The Theuth ribbon contains several utility tools and editing aids.
Use the Converter button to toggle the side task pane.
The Code button shows you the
code (decimal, hexadecimal and corresponding glyph when available) of the character before
the cursor in your document; the Change codes button can be used to quickly change a set
of codes into another in current document.
It has some presets, e.g. for converting all the Greek characters shared between Modern
and Ancient Greek regions in Unicode, or to change a set of quotes into another, etc.
You can define your own sets by simply typing one or more codes in the input box
(prepend + to a code if you want to type it in its hexadecimal format) and separating
them with a comma. You then enter the corresponding codes which replace them in the output box.
The Change font button allows you to quickly replace a font
with another in your document: just select the source and target font (or type their names)
in the dropdown boxes and click it. Of course this is useful only when the fonts share the
same encoding: use the converter functions if you want to convert a Greek font with arbitrary
encoding into Unicode or another font, or vice versa.
The Find regex button can be used to find, replace or mark text in
the current document using
You can type a regular expression in the dialog and choose one of the search modes:
find to just find the next match, replace to replace all the matches from cursor
position with the specified value, and mark to apply the selected style to all
the matches from cursor position.
The Test pane in this dialog allows you to quickly test your regular expression
against some text. Just type some test text in the top box and click the find button
to find matches into it (they will be highlighted in red) or the replace button
to replace all the matches with the specified value.
Use these buttons to add or remove a diacritic from the character before the cursor in
the current document. These editing functions work for any Unicode-based font, and
are based onto the converter engine (essentially adding a smooth breathing to an alpha is
implemented as converting from an alpha to an alpha with smooth breathing). Theuth is
smart enough to combine your diacritics in any order or to remove the incompatible ones
(e.g. if you add a circumflex accent to a character bearing the acute the latter will
be replaced by the former).
In the same box you find the symbol dropdown list, which contains the most useful
Unicode symbols for Classic texts, and also allows you to type any Unicode character from
its code: just type a code (decimal or hexadecimal preceded by +) and press Enter,
and the corresponding character will be inserted at cursor position in the active
This group controls Theuth hotkeys, which assign some keys combinations to Theuth
diacritics editing functions. As you know, the typical way of typing Unicode polytonic Greek
is using a keyboard layout, but I find not too attracting having to type the diacritics
before the letter. Previous versions of Theuth (VBA-based) allowed you to assign some keyboard
shortcuts to each diacritic to toggle it on any Greek letter, but with the new addin
model (which yet is much more robust and powerful) this is no more possible.

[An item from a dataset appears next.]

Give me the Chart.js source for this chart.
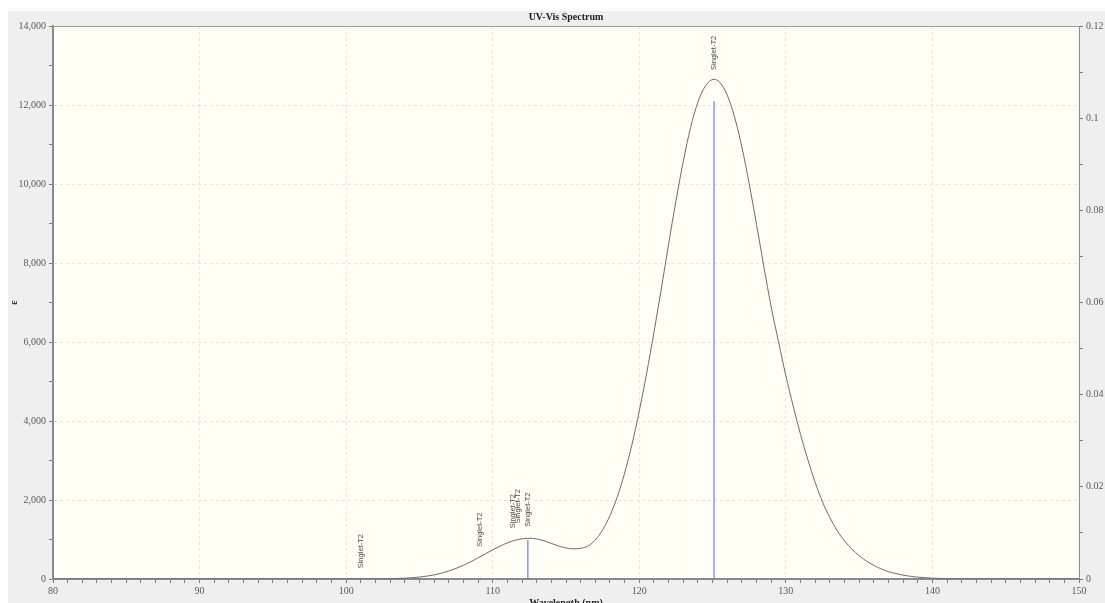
<!DOCTYPE html>
<html>
<head>
<meta charset="utf-8">
<title>UV-Vis Spectrum</title>
<script src="https://cdn.jsdelivr.net/npm/chart.js@4.4.1/dist/chart.umd.min.js"></script>
<style>
  html, body { margin: 0; padding: 0; background: #fff; overflow: hidden; }
  #wrap { position: absolute; left: 8px; top: 11px; width: 1097px; height: 592px; background: #efefef; overflow: hidden; }
  canvas { display: block; }
</style>
</head>
<body>
<div id="wrap"><canvas id="uvChart" width="1097" height="598" style="width:1097px;height:598px"></canvas></div>
<script>
// broadened spectrum (wavelength in nm, epsilon)
const wavelengthNm = [
  80, 85, 90, 95, 100, 101, 102, 103, 104, 104.5,
  105, 105.5, 106, 106.5, 107, 107.5, 108, 108.5, 109, 109.5,
  110, 110.5, 111, 111.5, 112, 112.4, 113, 113.5, 114, 114.5,
  115, 115.5, 116, 116.5, 117, 117.5, 118, 118.5, 119, 119.5,
  120, 120.5, 121, 121.5, 122, 122.5, 123, 123.5, 124, 124.5,
  125.1, 125.5, 126, 126.5, 127, 127.5, 128, 128.5, 129, 129.5,
  130, 130.5, 131, 131.5, 132, 132.5, 133, 133.5, 134, 134.5,
  135, 135.5, 136, 136.5, 137, 137.5, 138, 138.5, 139, 139.5,
  140, 141, 142, 144, 146, 150];
const epsilon = [
  0, 0, 0, 0, 0, 1, 3, 8, 20, 32,
  49, 72, 104, 147, 201, 268, 347, 437, 535, 637,
  738, 832, 915, 978, 1017, 1031, 1015, 967, 901, 835,
  785, 765, 775, 835, 990, 1244, 1604, 2081, 2682, 3405,
  4252, 5205, 6245, 7340, 8479, 9565, 10574, 11428, 12073, 12475,
  12650, 12570, 12250, 11696, 10937, 10000, 8973, 7906, 6886, 6005,
  5148, 4380, 3664, 3020, 2448, 1951, 1558, 1223, 966, 759,
  592, 453, 346, 256, 187, 138, 97, 68, 47, 33,
  21, 9, 4, 1, 0, 0];

// transitions (oscillator strength on the right axis)
const stickNm = [101.0, 109.15, 111.35, 111.69, 112.4, 125.1];
const stickF = [0.0002, 0.0003, 0.0002, 0.0002, 0.0085, 0.1037];
const stickText = ['Singlet-T2', 'Singlet-T2', 'Singlet-T2', 'Singlet-T2', 'Singlet-T2', 'Singlet-T2'];
const labelEps = [271, 818, 1284, 1410, 1324, 12886]; // where each label starts

const spectrum = wavelengthNm.map((x, i) => ({ x: x, y: epsilon[i] }));
const sticks = [];
stickNm.forEach((x, i) => {
  sticks.push({ x: x, y: 0 }, { x: x, y: stickF[i] }, { x: x, y: null });
});

const tickFont = { family: 'Liberation Serif', size: 10 };
const tickGray = '#5a5a5a';
const gridCol = '#e6e6de';

const areaBg = {
  id: 'areaBg',
  beforeDraw(chart) {
    const a = chart.chartArea, c = chart.ctx;
    c.save();
    c.fillStyle = '#fefef5';
    c.fillRect(a.left, a.top, a.right - a.left, a.bottom - a.top);
    c.restore();
  },
  afterDraw(chart) {
    const a = chart.chartArea, c = chart.ctx;
    c.save();
    c.strokeStyle = '#9c9c9c';
    c.lineWidth = 1;
    c.beginPath();
    c.moveTo(a.left, a.top + 0.5);
    c.lineTo(a.right, a.top + 0.5);
    c.stroke();
    c.restore();
  }
};

const stickLabels = {
  id: 'stickLabels',
  afterDatasetsDraw(chart) {
    const xs = chart.scales.x, ys = chart.scales.y, c = chart.ctx;
    c.save();
    c.font = '7.5px "Liberation Sans"';
    c.fillStyle = '#4a4a4a';
    c.textAlign = 'left';
    c.textBaseline = 'middle';
    stickNm.forEach((nm, i) => {
      c.save();
      c.translate(xs.getPixelForValue(nm), ys.getPixelForValue(labelEps[i]));
      c.rotate(-Math.PI / 2);
      c.fillText(stickText[i], 0, 0);
      c.restore();
    });
    c.restore();
  }
};

const ctx = document.getElementById('uvChart').getContext('2d');
const uvChart = new Chart(ctx, {
  type: 'line',
  data: {
    datasets: [{
      label: 'Spectrum',
      data: spectrum,
      borderColor: '#6c6c6c',
      borderWidth: 1,
      pointRadius: 0,
      cubicInterpolationMode: 'monotone',
      yAxisID: 'y'
    }, {
      label: 'Transitions',
      data: sticks,
      borderColor: '#5a5aff',
      borderWidth: 1,
      pointRadius: 0,
      spanGaps: false,
      tension: 0,
      yAxisID: 'y1'
    }]
  },
  options: {
    responsive: false,
    animation: false,
    layout: { padding: 0 },
    plugins: {
      legend: { display: false },
      tooltip: { enabled: false },
      title: {
        display: true,
        text: 'UV-Vis Spectrum',
        fullSize: false,
        color: '#222',
        font: { family: 'Liberation Serif', size: 10, weight: 'bold' },
        padding: { top: 0, bottom: 3 }
      }
    },
    scales: {
      x: {
        type: 'linear',
        min: 80,
        max: 150,
        afterFit: s => { s.height = 30; },
        ticks: {
          stepSize: 1,
          autoSkip: false,
          maxRotation: 0,
          padding: 2,
          color: tickGray,
          font: tickFont,
          callback: v => (v % 10 === 0 ? String(v) : '')
        },
        grid: {
          color: c => (c.tick && c.tick.value % 10 === 0 ? gridCol : 'rgba(0,0,0,0)'),
          tickColor: '#7a7a7a',
          tickLength: 4,
          tickBorderDash: []
        },
        border: { display: true, color: '#8a8a8a', width: 2, dash: [3, 3] },
        title: {
          display: true,
          text: 'Wavelength (nm)',
          color: '#222',
          font: { family: 'Liberation Serif', size: 10, weight: 'bold' },
          padding: 0
        }
      },
      y: {
        position: 'left',
        min: 0,
        max: 14000,
        afterFit: s => { s.width = 45; },
        ticks: {
          stepSize: 1000,
          autoSkip: false,
          padding: 3,
          color: tickGray,
          font: tickFont,
          callback: v => (v % 2000 === 0 ? v.toLocaleString('en-US') : '')
        },
        grid: {
          color: c => (c.tick && c.tick.value % 2000 === 0 ? gridCol : 'rgba(0,0,0,0)'),
          tickColor: '#7a7a7a',
          tickLength: 4,
          tickBorderDash: []
        },
        border: { display: true, color: '#8a8a8a', width: 2, dash: [3, 3] },
        title: {
          display: true,
          text: 'ε',
          color: '#222',
          font: { family: 'Liberation Serif', size: 10, weight: 'bold' },
          padding: 0
        }
      },
      y1: {
        position: 'right',
        min: 0,
        max: 0.12,
        afterFit: s => { s.width = 26; },
        ticks: {
          stepSize: 0.01,
          autoSkip: false,
          padding: 3,
          color: tickGray,
          font: tickFont,
          callback: v => {
            const k = Math.round(v * 100);
            return k % 2 === 0 ? String(k / 100) : '';
          }
        },
        grid: {
          drawOnChartArea: false,
          tickColor: '#7a7a7a',
          tickLength: 4,
          tickBorderDash: []
        },
        border: { display: true, color: '#8a8a8a', width: 1 }
      }
    }
  },
  plugins: [areaBg, stickLabels]
});
</script>
</body>
</html>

So I'm adopting a trick using global keyboard hooks but as Word has no knowledge of
them you should first ensure that you are not using Word shortcuts, or to remove
them before assigning the same keys to a Theuth function or both will be
triggered. Anyway, you can enable or disable these bindings by checking the
corresponding option, and above all you can fully customize the bindings clicking the
Define button: select the function you want to assign one or more hotkeys to
from the function dropdown list and click the add button, then press
on your keyboard the combination of keys you desire. To remove a combination just select
it in the list and hit Delete on your keyboard. You can also save your hotkeys to an
external XML file to restore them later in another computer clicking the Load button.
Any change you make to the hotkeys is automatically saved by Word on exit and every
user of the same computer can use his own hotkeys. The default hotkeys are the ones
I'm used to on my US keyboard. Just remember that Word is not aware of these hotkeys
as they are implemented with a 'trick', so if you choose a hotkey which is already
assigned to some Word command you must first remove this assignment (click the orb button
and choose Word Options, Customize, Customize button - keyboard shortcuts) or both Theuth
and Word will react to the same hotkey.